Став создателем газеты, чей решающий вклад в преодоление антисоветского и антирусского безумия несомненен, Проханов не отказался от своей основной профессии, а напротив, придал этой профессии совсем новое и очень убедительное качество.

Скажут: "И что тут особенного?"

Отвечаю: "А вы попробуйте выдержать то напряжение, которое раздирает на части каждого рискнувшего в тёмные времена соединить несоединимое: организацию популярного печатного органа и собственную творческую литературную деятельность!"

Проханов сумел сделать это в силу особого дара. Собственно, творческая одарённость является лишь частью этого дара. Сам же дар — это способность человека построить особые отношения с чем-то неизмеримо большим, чем он сам. Причём и человек должен быть способен входить в эти отношения с чем-то большим, чем он сам, почти на равных, не впадать при этом в высокомерие, ломающее и человека как такового, и его претензии на некое, по сути, трансцендентальное рандеву.

Я знаю, что в последнее время Александр Андреевич проявил и поэтический талант, и талант живописца.

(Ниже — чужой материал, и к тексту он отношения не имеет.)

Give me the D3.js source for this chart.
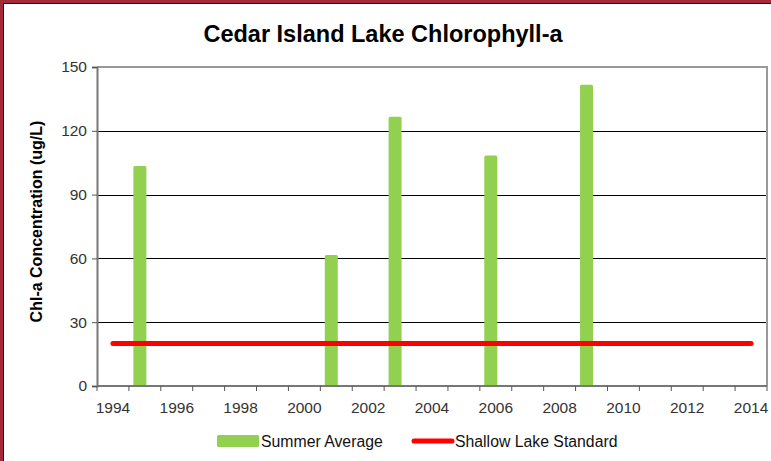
<!DOCTYPE html>
<html><head><meta charset="utf-8">
<script src="https://cdn.jsdelivr.net/npm/d3@7"></script>
<style>body{margin:0;background:#fff;}svg{display:block;font-family:"Liberation Sans",Arial,sans-serif;}</style>
</head><body>
<script>
const years = [1995, 2001, 2003, 2006, 2009];
const summerAverage = [103.4, 61.6, 126.6, 108.4, 141.7];
const standardYears = [1994, 2014];
const standardValue = [20, 20];
const yTicks = [0, 30, 60, 90, 120, 150];
const xLabels = [1994, 1996, 1998, 2000, 2002, 2004, 2006, 2008, 2010, 2012, 2014];
const categories = d3.range(1994, 2015);

const W = 771, H = 461;
const svg = d3.select("body").append("svg").attr("width", W).attr("height", H);
svg.append("rect").attr("width", W).attr("height", H).attr("fill", "#fff");

const L = 97, R = 767, T = 67, B = 386;
const x = d3.scaleBand().domain(categories).range([L, R]).padding(0);
const y = d3.scaleLinear().domain([0, 150]).range([B, T]);

// frame
svg.append("rect").attr("x", 0).attr("y", 0).attr("width", 3).attr("height", H).attr("fill", "#A3293B");
svg.append("rect").attr("x", 0).attr("y", 0).attr("width", W).attr("height", 3).attr("fill", "#A3293B");
svg.append("line").attr("x1", 3.5).attr("x2", 3.5).attr("y1", 3).attr("y2", H).attr("stroke", "#111").attr("stroke-width", 1);
svg.append("line").attr("x1", 3).attr("x2", W).attr("y1", 3.5).attr("y2", 3.5).attr("stroke", "#111").attr("stroke-width", 1);

// gridlines
svg.append("g").selectAll("line").data(yTicks.filter(d => d > 0 && d < 150)).join("line")
  .attr("x1", L).attr("x2", R).attr("y1", d => Math.round(y(d)) + 0.5).attr("y2", d => Math.round(y(d)) + 0.5)
  .attr("stroke", "#000").attr("stroke-width", 1);
// plot border top/right
svg.append("path").attr("d", `M${L},${T}H${R}V${B}`).attr("fill", "none").attr("stroke", "#999").attr("stroke-width", 2);

// bars
const barW = 13, barOff = -5;
svg.append("g").selectAll("rect").data(years).join("rect")
  .attr("x", (d) => x(d) + x.bandwidth() / 2 + barOff - barW / 2)
  .attr("y", (d, i) => y(summerAverage[i]))
  .attr("width", barW)
  .attr("height", (d, i) => y(0) - y(summerAverage[i]))
  .attr("rx", 1.5)
  .attr("fill", "#92D050");

// standard line
const line = d3.line().x(d => x(d[0]) + x.bandwidth() / 2).y(d => y(d[1]));
svg.append("path").datum(standardYears.map((d, i) => [d, standardValue[i]]))
  .attr("d", line).attr("fill", "none").attr("stroke", "#FF0000").attr("stroke-width", 5).attr("stroke-linecap", "round");

// y axis
const yAxis = d3.axisLeft(y).tickValues(yTicks).tickSize(5).tickPadding(5);
const gy = svg.append("g").attr("transform", `translate(${L},0)`).call(yAxis);
gy.select(".domain").attr("stroke", "#777").attr("stroke-width", 2);
gy.selectAll(".tick line").attr("stroke", "#555");
gy.selectAll("text").attr("font-size", 15.5).attr("fill", "#333").attr("font-family", "Liberation Sans, Arial, sans-serif");

// x axis
const gx = svg.append("g").attr("transform", `translate(0,${B})`);
gx.append("line").attr("x1", L).attr("x2", R).attr("y1", 0).attr("y2", 0).attr("stroke", "#777").attr("stroke-width", 2);
gx.selectAll("line.tk").data(categories.concat([2015])).join("line").attr("class", "tk")
  .attr("x1", d => d === 2015 ? R : x(d)).attr("x2", d => d === 2015 ? R : x(d))
  .attr("y1", 0).attr("y2", 5).attr("stroke", "#555");
gx.selectAll("text").data(xLabels).join("text")
  .attr("x", d => x(d) + x.bandwidth() / 2).attr("y", 27)
  .attr("text-anchor", "middle").attr("font-size", 15.5).attr("fill", "#333").text(d => d);

// title
svg.append("text").attr("x", 383).attr("y", 42).attr("text-anchor", "middle")
  .attr("font-size", 23.5).attr("font-weight", "bold").attr("fill", "#000").text("Cedar Island Lake Chlorophyll-a");

// y label
svg.append("text").attr("transform", `translate(42,${(T + B) / 2 - 5}) rotate(-90)`)
  .attr("text-anchor", "middle").attr("font-size", 16).attr("font-weight", "bold").attr("fill", "#000")
  .text("Chl-a Concentration (ug/L)");

// legend
const lg = svg.append("g");
lg.append("rect").attr("x", 217).attr("y", 435).attr("width", 42).attr("height", 12).attr("rx", 1.5).attr("fill", "#92D050");
lg.append("text").attr("x", 261).attr("y", 446.5).attr("font-size", 15.8).attr("fill", "#111").text("Summer Average");
lg.append("line").attr("x1", 414).attr("x2", 452).attr("y1", 441).attr("y2", 441).attr("stroke", "#FF0000").attr("stroke-width", 5).attr("stroke-linecap", "round");
lg.append("text").attr("x", 455).attr("y", 446.5).attr("font-size", 15.8).attr("fill", "#111").text("Shallow Lake Standard");
</script>
</body></html>
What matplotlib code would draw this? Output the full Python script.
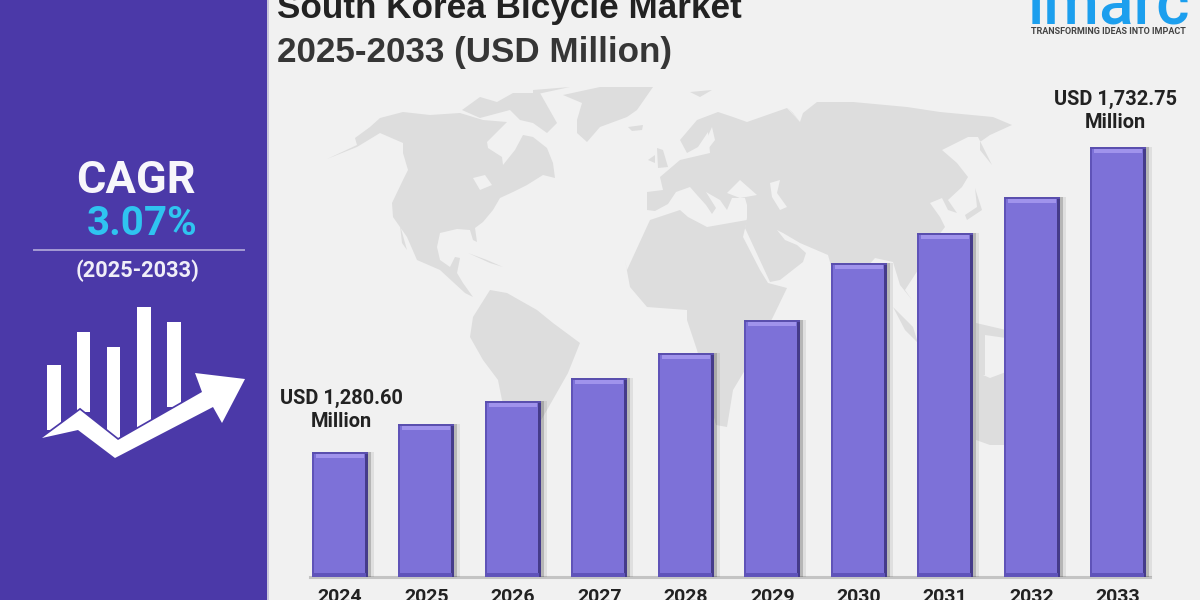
import matplotlib
matplotlib.use("Agg")
import matplotlib.pyplot as plt
from matplotlib.patches import Polygon, Rectangle

years = [2024, 2025, 2026, 2027, 2028, 2029, 2030, 2031, 2032, 2033]
market_size = [1280.60, 1322, 1356, 1390, 1427, 1476, 1561, 1605, 1659, 1732.75]

PANEL = "#4b39a8"
BG = "#f1f1f1"
LAND = "#dddddd"

# rough world map outlines, in image pixels
north_america = [(327, 159), (357, 145), (355, 138), (370, 127), (380, 118), (403, 112), (430, 115), (460, 113),
                 (483, 120), (507, 122), (487, 142), (488, 148), (502, 157), (503, 165), (515, 150), (523, 135),
                 (533, 137), (547, 148), (553, 163), (555, 178), (543, 175), (527, 185), (513, 192), (500, 198),
                 (493, 210), (483, 222), (475, 228), (477, 242), (473, 240), (470, 230), (457, 229), (440, 233),
                 (437, 247), (440, 260), (450, 267), (455, 257), (460, 258), (457, 273), (463, 283), (473, 297),
                 (465, 293), (453, 282), (440, 270), (417, 260), (407, 237), (393, 217), (392, 203), (403, 180),
                 (408, 170), (403, 153), (403, 143), (380, 133), (357, 147)]
baja = [(400, 225), (407, 250), (402, 243)]
arctic = [(462, 110), (480, 97), (497, 102), (513, 93), (540, 93), (557, 123), (547, 133), (533, 123), (520, 120),
          (510, 110), (480, 118)]
arctic_top = [(533, 90), (570, 87), (533, 95)]
greenland = [(563, 95), (600, 87), (653, 87), (637, 110), (627, 117), (600, 127), (587, 142), (577, 133), (577, 120),
             (582, 103)]
iceland = [(628, 127), (643, 125), (642, 130), (632, 131)]
britain = [(657, 148), (663, 150), (668, 167), (658, 168)]
ireland = [(648, 160), (655, 155), (655, 163)]
eurasia = [(647, 192), (647, 210), (655, 211), (668, 204), (676, 192), (690, 187), (697, 195), (706, 205), (712, 214),
           (716, 208), (706, 192), (720, 200), (727, 210), (732, 198), (745, 198), (747, 205), (747, 218), (745, 228),
           (770, 282), (780, 280), (803, 262), (806, 253), (797, 245), (785, 240), (777, 230), (783, 233), (800, 243),
           (828, 255), (835, 280), (845, 305), (860, 275), (875, 258), (893, 262), (900, 285), (912, 300), (905, 290),
           (918, 270), (935, 240), (945, 227), (940, 217), (930, 203), (942, 198), (948, 210), (957, 213), (948, 200),
           (962, 187), (968, 177), (957, 163), (942, 150), (968, 137), (978, 137), (992, 165), (980, 150), (980, 142),
           (990, 135), (1012, 125), (993, 117), (940, 112), (907, 107), (853, 102), (817, 102), (803, 113), (800, 122),
           (787, 108), (747, 122), (733, 117), (718, 112), (697, 120), (680, 140), (687, 153), (698, 147), (708, 132),
           (710, 153), (680, 160), (660, 177), (663, 190)]
japan = [(975, 188), (982, 210), (967, 220), (965, 215), (977, 207)]
novaya = [(788, 108), (800, 122), (793, 113)]
svalbard = [(690, 92), (712, 90), (700, 97)]
indonesia = [(893, 307), (913, 327), (918, 343), (905, 330)]
new_guinea = [(976, 323), (1006, 330), (1006, 338), (985, 335), (985, 375), (976, 375)]
australia = [(976, 372), (990, 378), (1006, 372), (1006, 445), (990, 445), (976, 440)]
africa = [(627, 270), (650, 220), (680, 210), (688, 217), (707, 227), (747, 220), (743, 237), (760, 270), (768, 283),
          (787, 288), (773, 317), (745, 370), (733, 390), (727, 427), (716, 425), (697, 350), (687, 320), (687, 310),
          (647, 307), (630, 287), (625, 260)]
south_america = [(490, 290), (473, 317), (470, 337), (483, 360), (498, 380), (502, 400), (510, 440), (537, 427),
                 (547, 410), (568, 373), (580, 343), (553, 323), (537, 310), (507, 293)]
cuba = [(468, 253), (487, 260), (503, 267), (490, 263)]
land_shapes = [north_america, baja, arctic, arctic_top, greenland, iceland, britain, ireland, eurasia, japan, novaya,
               svalbard, indonesia, new_guinea, australia, africa, south_america, cuba]

black_sea = [(727, 193), (740, 180), (757, 195), (740, 198)]
caspian = [(770, 183), (780, 180), (777, 193), (787, 207), (780, 210), (772, 197)]
baltic = [(712, 127), (703, 147), (697, 150), (705, 153), (715, 140)]
lakes = [(473, 178), (485, 175), (492, 185), (480, 190)]
water_shapes = [black_sea, caspian, baltic, lakes]

# cagr icon
icon_bars = [(47, 365, 14, 65), (77, 332, 13, 80), (107, 347, 13, 92), (137, 307, 14, 120), (167, 322, 14, 85)]
icon_arrow = [(42, 438), (80, 410), (118, 440), (202, 392), (195, 373), (245, 379), (222, 423), (213, 407), (115, 458),
              (78, 430)]

fig = plt.figure(figsize=(12, 6), dpi=100, facecolor=BG)

# background layer in pixel coordinates
bg = fig.add_axes([0, 0, 1, 1], zorder=0)
bg.set_xlim(0, 1200)
bg.set_ylim(600, 0)
bg.axis("off")

for shape in land_shapes:
    bg.add_patch(Polygon(shape, closed=True, fc=LAND, ec="none"))
for shape in water_shapes:
    bg.add_patch(Polygon(shape, closed=True, fc=BG, ec="none"))

bg.add_patch(Rectangle((0, 0), 267, 600, fc=PANEL, ec="none"))
bg.add_patch(Rectangle((267, 0), 2, 600, fc="#c9c6dc", ec="none"))
bg.plot([34, 244], [250, 250], color="#a59bd4", lw=1.4)

for x, y, w, h in icon_bars:
    bg.add_patch(Rectangle((x, y), w, h, fc="white", ec="none"))
bg.add_patch(Polygon(icon_arrow, closed=True, fc="white", ec=PANEL, lw=2.5, joinstyle="miter"))
bg.add_patch(Polygon(icon_arrow, closed=True, fc="white", ec="none"))

bg.text(136, 193, "CAGR", family="Roboto", weight="bold", fontsize=32.5, color="#f7f6fb", ha="center", va="baseline")
bg.text(142, 235, "3.07%", family="Roboto", weight="bold", fontsize=29, color="#2fc4f0", ha="center", va="baseline")
bg.text(138, 277, "(2025-2033)", family="Roboto", weight="bold", fontsize=15.7, color="#f0eef8", ha="center",
        va="baseline")

bg.text(277, 18, "South Korea Bicycle Market", family="Liberation Sans", weight="bold", fontsize=25.3, color="#222222",
        va="baseline")
bg.text(277, 62, "2025-2033 (USD Million)", family="Liberation Sans", weight="bold", fontsize=25.2, color="#363636",
        va="baseline")

bg.text(1108, 23, "imarc", family="Roboto", weight="medium", fontsize=46, color="#1c9fee", ha="center", va="baseline")
bg.text(1108, 34, "TRANSFORMING IDEAS INTO IMPACT", family="Roboto", weight="bold", fontsize=6.5, color="#444444",
        ha="center", va="baseline")

# bars on their own axes: year and USD scales line up with the picture
PX_PER_YEAR = 86.44
PX_PER_USD = 0.6746
BASE_USD = market_size[0] - 125 / PX_PER_USD
ax = fig.add_axes([268 / 1200, 23 / 600, 932 / 1200, 577 / 600], zorder=1)
ax.patch.set_alpha(0)
ax.set_xlim(years[0] - 72 / PX_PER_YEAR, years[0] + 860 / PX_PER_YEAR)
ax.set_ylim(BASE_USD, BASE_USD + 577 / PX_PER_USD)
for side in ax.spines.values():
    side.set_visible(False)

dx = 1 / PX_PER_YEAR
dy = 1 / PX_PER_USD
width = 56 * dx

ax.plot([years[0] - 30 * dx, years[-1] + 32 * dx], [BASE_USD, BASE_USD], color="#c4c4c4", lw=2.2, zorder=1,
        clip_on=False)

xs = years
heights = [v - BASE_USD for v in market_size]
# soft drop shadow to the right
ax.bar([x + 4 * dx for x in xs], heights, width=width + 4 * dx, bottom=BASE_USD, color="#000000", alpha=0.07, zorder=2)
ax.bar([x + 2 * dx for x in xs], heights, width=width + 2 * dx, bottom=BASE_USD, color="#000000", alpha=0.18, zorder=2)
# body
ax.bar(xs, heights, width=width, bottom=BASE_USD, color="#7d71d8", zorder=3)
# bevel edges
ax.bar([x - 27 * dx for x in xs], heights, width=2 * dx, bottom=BASE_USD, color="#5f53b8", zorder=4)
ax.bar([x + 26.5 * dx for x in xs], heights, width=3 * dx, bottom=BASE_USD, color="#453b8a", zorder=4)
ax.bar(xs, 4 * dy, width=width - 4 * dx, bottom=BASE_USD, color="#5f53ba", zorder=4)
ax.bar(xs, 2 * dy, width=width, bottom=[v - 2 * dy for v in market_size], color="#5a4fae", zorder=5)
ax.bar(xs, 4 * dy, width=width - 8 * dx, bottom=[v - 6 * dy for v in market_size], color="#a093ec", zorder=5)

ax.set_xticks(years)
ax.set_xticklabels([str(y) for y in years], family="Roboto", weight="bold", fontsize=14, color="#222222")
ax.tick_params(axis="x", length=0, pad=8)
ax.set_yticks([])

ax.annotate(f"USD {market_size[0]:,.2f}\nMillion", (years[0], market_size[0]), xytext=(1, 15), textcoords="offset points",
            ha="center", va="bottom", family="Roboto", weight="bold", fontsize=14.4, color="#222222", linespacing=1.25)
ax.annotate(f"USD {market_size[-1]:,.2f}\nMillion", (years[-1], market_size[-1]), xytext=(-2, 11), textcoords="offset points",
            ha="center", va="bottom", family="Roboto", weight="bold", fontsize=14.4, color="#222222", linespacing=1.25)

fig.savefig("out.png", dpi=100)
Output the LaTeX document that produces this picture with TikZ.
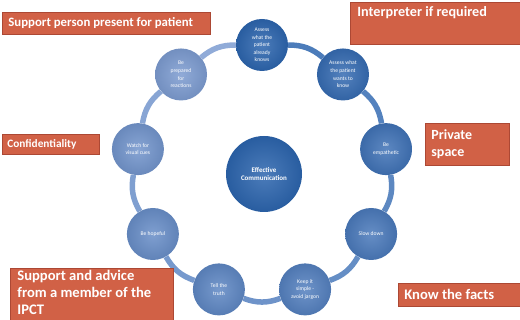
\documentclass[tikz,border=0pt]{standalone}
\usepackage{fontspec}
\setmainfont{Carlito}
\usetikzlibrary{calc}

\definecolor{ringdark}{RGB}{44,101,174}
\definecolor{ringlight}{RGB}{128,158,210}
\definecolor{notefill}{RGB}{209,97,70}
\definecolor{noteedge}{RGB}{172,72,52}

\begin{document}
\begin{tikzpicture}[x=1pt,y=1pt,
	stepnode/.style={circle,minimum size=52pt,inner sep=0pt,align=center,text=white,font=\fontsize{5.6}{7.6}\selectfont},
	hubnode/.style={circle,minimum size=76pt,align=center,text=white,font=\fontsize{7}{8.4}\selectfont\bfseries,inner color=ringdark!85!white,outer color=ringdark!92!black},
	ringline/.style={line width=5.5pt},
	note/.style={anchor=north west,fill=notefill,draw=noteedge,line width=0.8pt,text=white,inner sep=0pt,align=left}]
	\clip (0,0) rectangle (520,320);

	% hub and the nine steps round it
	\coordinate (ringmid) at (262,149);
	\node[hubnode] (hub) at (264,146) {Effective\\Communication};
	\foreach \i/\txt in {1/{Assess\\what the\\patient\\already\\knows},2/{Assess what\\the patient\\wants to\\know},3/{Be\\empathetic},4/{Slow down},5/{Keep it\\simple -\\avoid jargon},6/{Tell the\\truth},7/{Be hopeful},8/{Watch for\\visual cues},9/{Be\\prepared\\for\\reactions}}{
		\pgfmathsetmacro\ang{90-40*(\i-1)}
		\pgfmathtruncatemacro\mixv{100-(\i-1)*12}
		\colorlet{stepcol}{ringdark!\mixv!ringlight}
		\node[stepnode,inner color=stepcol!85!white,outer color=stepcol!92!black] (s\i) at ($(ringmid)+(\ang:126)$) {\txt};
	}
	\foreach \i in {1,...,9}{
		\pgfmathtruncatemacro\nxt{mod(\i,9)+1}
		\pgfmathtruncatemacro\mixv{100-(\i-1)*12}
		\draw[ringline,color=ringdark!\mixv!ringlight!85!white] (s\i) to[bend left=20] (s\nxt);
	}

	% notes
	\node[note] (person) at (2,308) {\parbox[t][22pt][c]{208pt}{\hspace*{6pt}\fontsize{12.8}{15}\bfseries Support person present for patient}};
	\node[note] (interp) at (350,318) {\parbox[t][42pt][t]{172pt}{\vspace*{4pt}\hspace*{7pt}\fontsize{14.2}{17}\bfseries Interpreter if required}};
	\node[note] (conf) at (2,186) {\parbox[t][20pt][c]{97pt}{\hspace*{5pt}\fontsize{11.3}{13}\bfseries Confidentiality}};
	\node[note] (private) at (425,197) {\parbox[t][42pt][c]{84pt}{\leftskip=6pt\fontsize{14}{17}\bfseries Private\\space}};
	\node[note] (advice) at (10,52) {\parbox[t][60pt][t]{163pt}{\vspace*{2pt}\leftskip=7pt\fontsize{14.6}{17}\bfseries Support and advice\\from a member of the\\IPCT}};
	\node[note] (facts) at (398,37) {\parbox[t][23pt][c]{124pt}{\hspace*{6pt}\fontsize{14.6}{17}\bfseries Know the facts}};
\end{tikzpicture}
\end{document}
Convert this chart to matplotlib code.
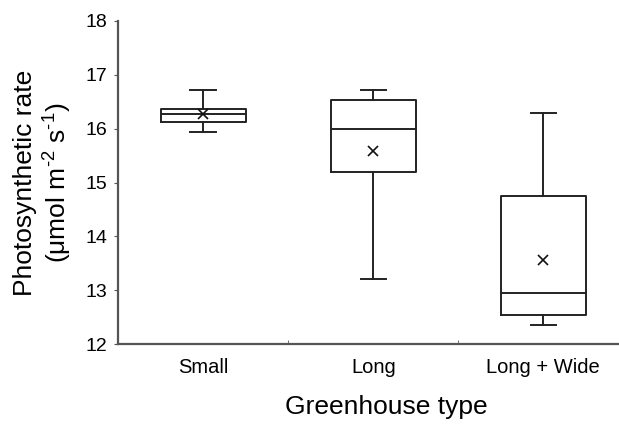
import matplotlib
matplotlib.use('Agg')
import matplotlib.pyplot as plt

plt.rcParams['font.family'] = ['Liberation Sans', 'DejaVu Sans']
plt.rcParams['mathtext.fontset'] = 'custom'
plt.rcParams['mathtext.rm'] = 'Liberation Sans'
plt.rcParams['mathtext.default'] = 'regular'

# values
groups = ['Small', 'Long', 'Long + Wide']
medians = [16.27, 16.00, 12.96]
q1 = [16.12, 15.20, 12.54]
q3 = [16.37, 16.54, 14.76]
whislo = [15.93, 13.22, 12.35]
whishi = [16.72, 16.72, 16.30]
means = [16.27, 15.59, 13.56]

stats = []
for i, g in enumerate(groups):
    stats.append({'label': g, 'med': medians[i], 'q1': q1[i], 'q3': q3[i],
                  'whislo': whislo[i], 'whishi': whishi[i],
                  'mean': means[i], 'fliers': []})

fig = plt.figure(figsize=(6.19, 4.25), dpi=100)
ax = fig.add_axes([0.191, 0.19, 0.824, 0.7607])

lw = 1.4
ax.bxp(stats, positions=[1, 2, 3], widths=0.5, capwidths=0.15,
       showmeans=True, showfliers=False,
       boxprops=dict(color='#222222', linewidth=lw),
       medianprops=dict(color='#222222', linewidth=lw),
       whiskerprops=dict(color='#222222', linewidth=lw),
       capprops=dict(color='#222222', linewidth=lw),
       meanprops=dict(marker='x', markeredgecolor='#111111', markersize=7,
                      markeredgewidth=1.2))

ax.set_xlim(0.5, 3.5)
ax.set_ylim(12, 18)
ax.set_yticks([12, 13, 14, 15, 16, 17, 18])
ax.set_xticks([1, 2, 3])
ax.set_xticklabels(groups)
ax.set_xticks([1.5, 2.5], minor=True)
ax.tick_params(axis='x', which='major', length=0, pad=10, labelsize=14.5)
ax.tick_params(axis='x', which='minor', direction='in', length=3, color='#555555')
ax.tick_params(axis='y', direction='out', length=3, pad=5, labelsize=14,
               color='#555555')

for s in ['top', 'right']:
    ax.spines[s].set_visible(False)
for s in ['left', 'bottom']:
    ax.spines[s].set_color('#555555')
    ax.spines[s].set_linewidth(1.6)

ax.set_ylabel('Photosynthetic rate\n(μmol m$^{\\text{-}2}$ s$^{\\text{-}1}$)', fontsize=19)
ax.yaxis.set_label_coords(-0.087, 0.5)
ax.set_xlabel('Greenhouse type', fontsize=19)
ax.xaxis.set_label_coords(0.525, -0.158)

fig.savefig('out.png', dpi=100)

И меня это нисколько не удивляет, потому что основа всех его талантов — живая жизнь, не подвластная никаким проискам омертвляющего душу начала.

Завершая это сущностное, а не юбилейное эссе о Проханове, безо всякой иронии говорю, что не считаю невозможным написание Александром Андреевичем на новом витке творчества не только оратории, но и симфонии. Я ничему не удивлюсь именно потому, что живая жизнь, в отличие от сколь угодно помпезной смерти вживе, трансцендентально непредсказуема и потому сопричастна чуду.

Эта явная сопричастность чуду у Проханова носит скромный и настоящий характер. Она-то для меня, сколько бы ни было важно всё другое, тем не менее, важнее всего.

С днём рождения — и с ростом неукротимой яростной новизны, она же внутренняя молодость! Повторю ещё раз, что это, наряду со многим другим, ценимо мною в Проханове более всего — что никоим образом не принижает остального.